Blackstone man sentenced to three years in prison for defrauding former employer, identity theft and tax evasion

 

Date: June 24, 2024

Contact: newsroom@ci.irs.gov

BOSTON — A Blackstone man was sentenced today in federal court in Worcester for defrauding his former employer – a company that operates a national chain of second-hand retail stores – by using others’ identities and repeatedly falsifying working hours for employees and taking all the wages for himself.

Anthony Prizio was sentenced by U.S. District Court Judge Margaret R. Guzman to three years in prison to be followed by three years of supervised release. Judge Guzman also ordered Prizio to pay $431,399 in restitution to his former employer and $86,190 to the Internal Revenue Service. In February 2024, Prizio pleaded guilty to six counts of wire fraud, one count of tax evasion and one count of unauthorized use of another’s identity.

From January 2019 until July 2021, while serving as manager of the company’s Worcester store location, Prizio devised and carried out a scheme to steal over $430,000. As the store manager, Prizio had access to the store’s timekeeping system for employees’ working hours, human resources portal and un-activated payroll paycards issued to certain employees for wages. Prizio used his position as store manager to repeatedly enter false hours worked for employees, including employees who no longer worked there. As part of the scheme, Prizio caused payroll debit cards to be issued in others’ names, which he then took for himself. Prizio used some or all of the wages for his own use on personal expenditures. Additionally, Prizio took steps to conceal his fraud by misrepresenting the productivity of the Worcester store to make it appear that the store processed more items, as well as by entering false paid sick and bereavement for employees to fraudulently cause payment for fictitious hours without adversely affecting the productivity measurement of the store. Prizio failed to pay taxes on any of the income derived from this fraudulent scheme.

Acting United States Attorney Joshua S. Levy; Harry Chavis, Jr., Special Agent in Charge of the Internal Revenue Service Criminal Investigation (IRS CI) in Boston; and Jodi Cohen, Special Agent in Charge of the Federal Bureau of Investigation Boston Division made the announcement today. Assistant U.S. Attorney Kaitlin J. Brown of the Worcester Branch Office prosecuted the case.

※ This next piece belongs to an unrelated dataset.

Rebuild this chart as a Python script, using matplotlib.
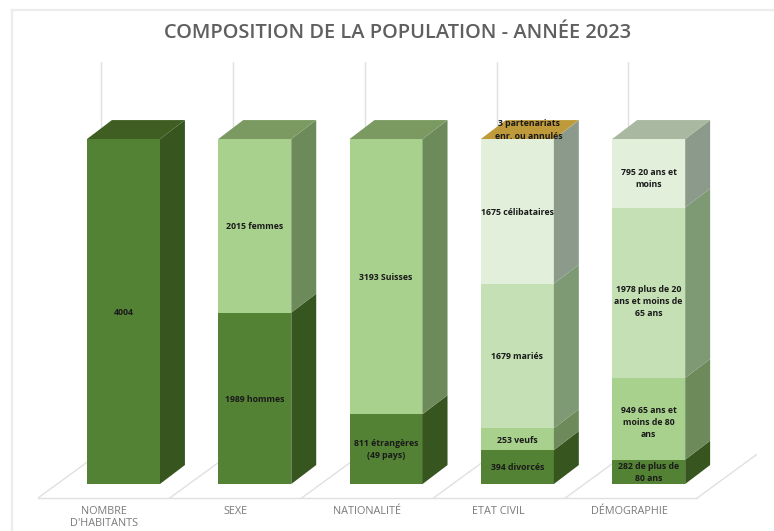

CI is the criminal investigative arm of the IRS, responsible for conducting financial crime investigations, including tax fraud, narcotics trafficking, money-laundering, public corruption, healthcare fraud, identity theft and more. CI special agents are the only federal law enforcement agents with investigative jurisdiction over violations of the Internal Revenue Code, obtaining a more than a 90 percent federal conviction rate. The agency has 20 field offices located across the U.S. and 12 attaché posts abroad.